◆ STATED PROBLEM
What lines of the data include the string "with"? Copy them all.

################

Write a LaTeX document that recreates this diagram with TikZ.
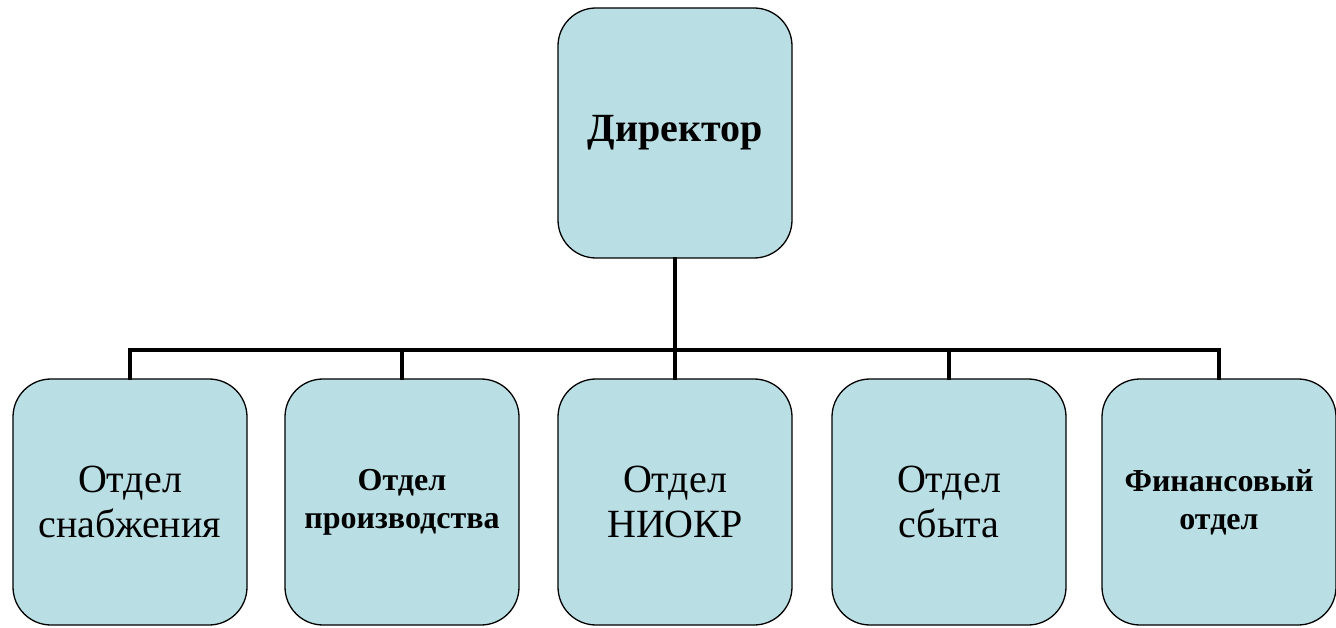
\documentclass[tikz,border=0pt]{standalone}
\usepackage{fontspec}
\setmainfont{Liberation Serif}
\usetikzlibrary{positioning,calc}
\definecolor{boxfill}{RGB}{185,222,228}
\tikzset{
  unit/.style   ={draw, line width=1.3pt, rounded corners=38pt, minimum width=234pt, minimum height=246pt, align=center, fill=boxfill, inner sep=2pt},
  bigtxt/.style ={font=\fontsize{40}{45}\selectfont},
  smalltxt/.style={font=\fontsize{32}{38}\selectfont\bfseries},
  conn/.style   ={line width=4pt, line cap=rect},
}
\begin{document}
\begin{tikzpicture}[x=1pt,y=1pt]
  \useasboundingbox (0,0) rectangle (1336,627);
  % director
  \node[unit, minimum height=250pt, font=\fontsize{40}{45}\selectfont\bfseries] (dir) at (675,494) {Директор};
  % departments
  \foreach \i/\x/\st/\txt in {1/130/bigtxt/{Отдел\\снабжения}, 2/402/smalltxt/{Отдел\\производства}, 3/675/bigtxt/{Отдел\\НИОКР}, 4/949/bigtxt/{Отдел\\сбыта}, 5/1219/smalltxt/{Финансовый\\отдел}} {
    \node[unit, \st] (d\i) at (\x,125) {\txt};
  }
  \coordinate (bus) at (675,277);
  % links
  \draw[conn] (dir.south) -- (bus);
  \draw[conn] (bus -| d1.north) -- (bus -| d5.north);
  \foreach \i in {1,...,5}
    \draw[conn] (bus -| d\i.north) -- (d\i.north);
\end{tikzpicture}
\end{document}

################

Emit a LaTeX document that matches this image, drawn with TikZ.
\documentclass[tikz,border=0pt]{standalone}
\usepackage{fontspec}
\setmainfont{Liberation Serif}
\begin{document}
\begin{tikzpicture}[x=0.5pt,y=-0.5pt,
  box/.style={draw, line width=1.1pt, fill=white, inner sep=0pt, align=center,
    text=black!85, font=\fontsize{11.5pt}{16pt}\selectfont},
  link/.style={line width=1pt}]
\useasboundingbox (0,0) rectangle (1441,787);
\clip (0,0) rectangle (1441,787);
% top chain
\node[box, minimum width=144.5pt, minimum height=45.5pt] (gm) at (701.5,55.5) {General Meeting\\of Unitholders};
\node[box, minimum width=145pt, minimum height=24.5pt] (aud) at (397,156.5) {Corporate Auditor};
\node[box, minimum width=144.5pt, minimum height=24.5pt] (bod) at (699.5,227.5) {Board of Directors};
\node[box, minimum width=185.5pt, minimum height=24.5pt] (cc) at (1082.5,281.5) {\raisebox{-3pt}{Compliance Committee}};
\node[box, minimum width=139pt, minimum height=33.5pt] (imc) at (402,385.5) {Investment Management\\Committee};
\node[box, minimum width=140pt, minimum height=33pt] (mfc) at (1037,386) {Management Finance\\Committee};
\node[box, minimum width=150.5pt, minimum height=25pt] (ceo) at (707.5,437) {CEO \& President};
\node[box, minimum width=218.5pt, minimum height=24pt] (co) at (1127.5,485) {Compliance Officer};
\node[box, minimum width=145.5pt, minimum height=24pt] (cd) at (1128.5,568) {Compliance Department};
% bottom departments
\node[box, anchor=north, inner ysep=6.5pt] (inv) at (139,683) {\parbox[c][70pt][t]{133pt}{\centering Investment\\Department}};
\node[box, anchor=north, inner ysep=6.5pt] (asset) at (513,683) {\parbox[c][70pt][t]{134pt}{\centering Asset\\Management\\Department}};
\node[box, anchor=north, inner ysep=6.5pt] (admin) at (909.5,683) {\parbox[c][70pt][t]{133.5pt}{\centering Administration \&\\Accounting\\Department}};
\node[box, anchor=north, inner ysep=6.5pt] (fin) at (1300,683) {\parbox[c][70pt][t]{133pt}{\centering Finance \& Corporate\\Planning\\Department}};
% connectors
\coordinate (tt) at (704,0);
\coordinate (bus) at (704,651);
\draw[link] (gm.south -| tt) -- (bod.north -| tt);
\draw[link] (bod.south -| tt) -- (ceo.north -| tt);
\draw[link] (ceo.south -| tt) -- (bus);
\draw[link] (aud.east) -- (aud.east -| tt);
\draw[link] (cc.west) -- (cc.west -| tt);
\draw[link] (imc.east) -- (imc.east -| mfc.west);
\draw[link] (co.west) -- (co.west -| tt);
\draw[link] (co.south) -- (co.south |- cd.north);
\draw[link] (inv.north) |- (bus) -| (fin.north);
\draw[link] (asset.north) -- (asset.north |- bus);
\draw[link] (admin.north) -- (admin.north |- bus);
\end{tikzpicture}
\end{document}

################

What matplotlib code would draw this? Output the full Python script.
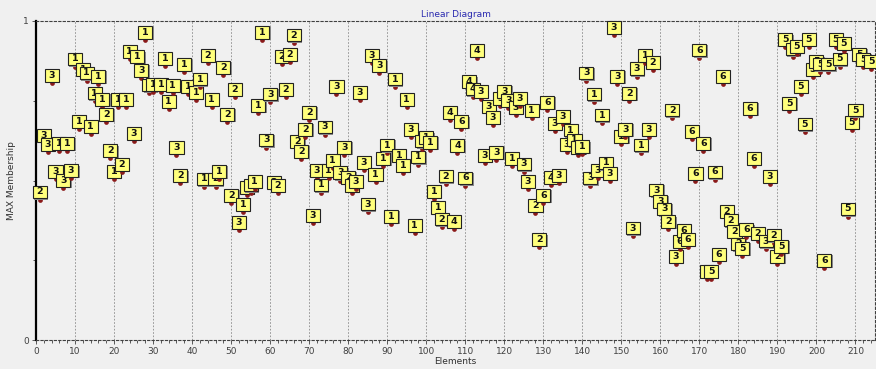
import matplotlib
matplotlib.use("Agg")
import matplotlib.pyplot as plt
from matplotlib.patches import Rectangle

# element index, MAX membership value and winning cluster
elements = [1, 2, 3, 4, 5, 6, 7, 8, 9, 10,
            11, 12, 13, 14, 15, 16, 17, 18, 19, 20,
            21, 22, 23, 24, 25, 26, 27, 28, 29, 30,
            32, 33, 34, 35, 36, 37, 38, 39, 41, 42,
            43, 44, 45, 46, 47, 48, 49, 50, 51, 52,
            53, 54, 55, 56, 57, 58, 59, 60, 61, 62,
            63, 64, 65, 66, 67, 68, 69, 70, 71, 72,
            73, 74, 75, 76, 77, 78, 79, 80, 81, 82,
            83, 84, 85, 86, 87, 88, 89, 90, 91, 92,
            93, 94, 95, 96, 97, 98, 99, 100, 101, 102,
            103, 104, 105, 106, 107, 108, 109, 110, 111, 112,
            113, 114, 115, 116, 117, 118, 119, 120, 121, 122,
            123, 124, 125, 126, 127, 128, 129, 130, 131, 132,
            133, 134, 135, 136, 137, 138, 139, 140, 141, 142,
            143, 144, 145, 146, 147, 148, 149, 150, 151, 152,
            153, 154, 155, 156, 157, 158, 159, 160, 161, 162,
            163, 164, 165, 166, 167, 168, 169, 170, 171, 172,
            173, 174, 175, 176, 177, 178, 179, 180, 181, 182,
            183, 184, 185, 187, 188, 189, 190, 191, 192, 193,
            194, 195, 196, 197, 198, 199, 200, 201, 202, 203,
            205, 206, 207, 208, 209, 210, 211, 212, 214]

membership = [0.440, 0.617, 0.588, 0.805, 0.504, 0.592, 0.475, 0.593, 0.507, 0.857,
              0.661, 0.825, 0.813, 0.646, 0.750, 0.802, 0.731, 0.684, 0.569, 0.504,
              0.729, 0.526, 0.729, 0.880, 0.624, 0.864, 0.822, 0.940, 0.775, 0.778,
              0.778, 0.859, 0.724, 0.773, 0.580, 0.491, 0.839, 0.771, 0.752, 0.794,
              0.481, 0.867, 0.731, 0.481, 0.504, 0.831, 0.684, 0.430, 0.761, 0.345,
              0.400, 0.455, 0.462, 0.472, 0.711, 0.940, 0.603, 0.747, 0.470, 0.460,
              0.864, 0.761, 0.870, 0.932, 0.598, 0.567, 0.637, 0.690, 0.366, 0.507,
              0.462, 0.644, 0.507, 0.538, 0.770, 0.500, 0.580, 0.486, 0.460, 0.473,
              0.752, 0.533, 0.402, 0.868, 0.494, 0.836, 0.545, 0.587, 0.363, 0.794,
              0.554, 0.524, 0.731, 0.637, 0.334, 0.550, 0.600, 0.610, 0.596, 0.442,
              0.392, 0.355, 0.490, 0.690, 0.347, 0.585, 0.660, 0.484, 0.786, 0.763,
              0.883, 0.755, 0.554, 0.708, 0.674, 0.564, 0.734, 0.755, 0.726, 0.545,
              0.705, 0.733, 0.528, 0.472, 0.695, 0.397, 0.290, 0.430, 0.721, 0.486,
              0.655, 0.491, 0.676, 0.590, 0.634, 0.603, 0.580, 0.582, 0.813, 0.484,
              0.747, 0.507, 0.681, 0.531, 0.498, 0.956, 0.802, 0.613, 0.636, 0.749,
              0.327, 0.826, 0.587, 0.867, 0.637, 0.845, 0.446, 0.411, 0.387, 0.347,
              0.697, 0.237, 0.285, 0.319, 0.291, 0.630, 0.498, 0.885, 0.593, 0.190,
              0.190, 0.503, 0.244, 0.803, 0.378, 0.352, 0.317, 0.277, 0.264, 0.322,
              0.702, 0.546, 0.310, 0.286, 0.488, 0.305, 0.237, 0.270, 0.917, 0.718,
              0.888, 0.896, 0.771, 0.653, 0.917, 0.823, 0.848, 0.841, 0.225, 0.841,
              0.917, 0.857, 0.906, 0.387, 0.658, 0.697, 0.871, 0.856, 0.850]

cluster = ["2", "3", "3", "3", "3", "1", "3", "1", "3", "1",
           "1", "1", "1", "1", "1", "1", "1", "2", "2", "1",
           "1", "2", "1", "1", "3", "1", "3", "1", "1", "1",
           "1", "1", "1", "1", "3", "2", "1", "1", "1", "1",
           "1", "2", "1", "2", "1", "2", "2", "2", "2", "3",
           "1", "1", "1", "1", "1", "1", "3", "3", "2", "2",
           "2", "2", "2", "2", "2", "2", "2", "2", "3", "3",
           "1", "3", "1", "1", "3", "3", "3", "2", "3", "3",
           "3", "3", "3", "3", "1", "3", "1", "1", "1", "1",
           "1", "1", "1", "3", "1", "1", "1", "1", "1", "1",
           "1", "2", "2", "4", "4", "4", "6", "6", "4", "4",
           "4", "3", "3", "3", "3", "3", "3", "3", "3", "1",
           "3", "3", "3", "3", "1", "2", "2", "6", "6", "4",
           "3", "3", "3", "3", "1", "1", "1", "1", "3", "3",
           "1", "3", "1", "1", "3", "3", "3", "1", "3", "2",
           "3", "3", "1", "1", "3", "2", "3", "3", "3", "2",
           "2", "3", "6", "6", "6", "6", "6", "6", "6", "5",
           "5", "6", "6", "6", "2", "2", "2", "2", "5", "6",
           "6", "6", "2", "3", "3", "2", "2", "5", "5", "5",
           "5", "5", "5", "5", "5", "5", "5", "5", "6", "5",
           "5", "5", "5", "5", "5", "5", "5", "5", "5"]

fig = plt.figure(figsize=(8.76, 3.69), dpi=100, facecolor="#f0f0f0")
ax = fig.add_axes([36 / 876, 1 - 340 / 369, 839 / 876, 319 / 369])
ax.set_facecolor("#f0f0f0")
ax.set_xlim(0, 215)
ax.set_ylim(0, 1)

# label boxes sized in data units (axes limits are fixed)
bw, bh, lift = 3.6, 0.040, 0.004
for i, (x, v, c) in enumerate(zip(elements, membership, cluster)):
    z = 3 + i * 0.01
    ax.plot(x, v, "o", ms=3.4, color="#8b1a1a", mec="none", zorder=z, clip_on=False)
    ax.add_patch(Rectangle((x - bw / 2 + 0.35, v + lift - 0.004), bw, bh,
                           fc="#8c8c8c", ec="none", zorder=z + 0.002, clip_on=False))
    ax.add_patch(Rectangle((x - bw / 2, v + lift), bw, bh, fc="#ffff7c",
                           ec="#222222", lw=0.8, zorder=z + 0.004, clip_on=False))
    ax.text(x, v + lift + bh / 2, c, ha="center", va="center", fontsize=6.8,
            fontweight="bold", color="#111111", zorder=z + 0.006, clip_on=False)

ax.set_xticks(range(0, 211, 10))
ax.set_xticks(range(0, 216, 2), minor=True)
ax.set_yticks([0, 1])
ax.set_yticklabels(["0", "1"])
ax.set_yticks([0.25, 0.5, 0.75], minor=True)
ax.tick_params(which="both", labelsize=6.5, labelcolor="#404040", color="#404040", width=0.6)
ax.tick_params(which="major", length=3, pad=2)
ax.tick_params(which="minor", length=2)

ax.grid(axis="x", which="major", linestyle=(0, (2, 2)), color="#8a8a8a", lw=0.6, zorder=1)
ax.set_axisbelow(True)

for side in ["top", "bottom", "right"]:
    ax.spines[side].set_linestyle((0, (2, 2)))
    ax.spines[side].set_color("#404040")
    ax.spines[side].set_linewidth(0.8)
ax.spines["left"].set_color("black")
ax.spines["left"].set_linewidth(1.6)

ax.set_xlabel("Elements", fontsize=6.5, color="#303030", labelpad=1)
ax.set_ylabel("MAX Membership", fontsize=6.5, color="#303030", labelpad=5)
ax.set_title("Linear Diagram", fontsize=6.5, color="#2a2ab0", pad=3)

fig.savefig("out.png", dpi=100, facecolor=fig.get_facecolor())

################

◆ OUTPUT BELOW
Write a LaTeX document that recreates this diagram with TikZ.
Emit a LaTeX document that matches this image, drawn with TikZ.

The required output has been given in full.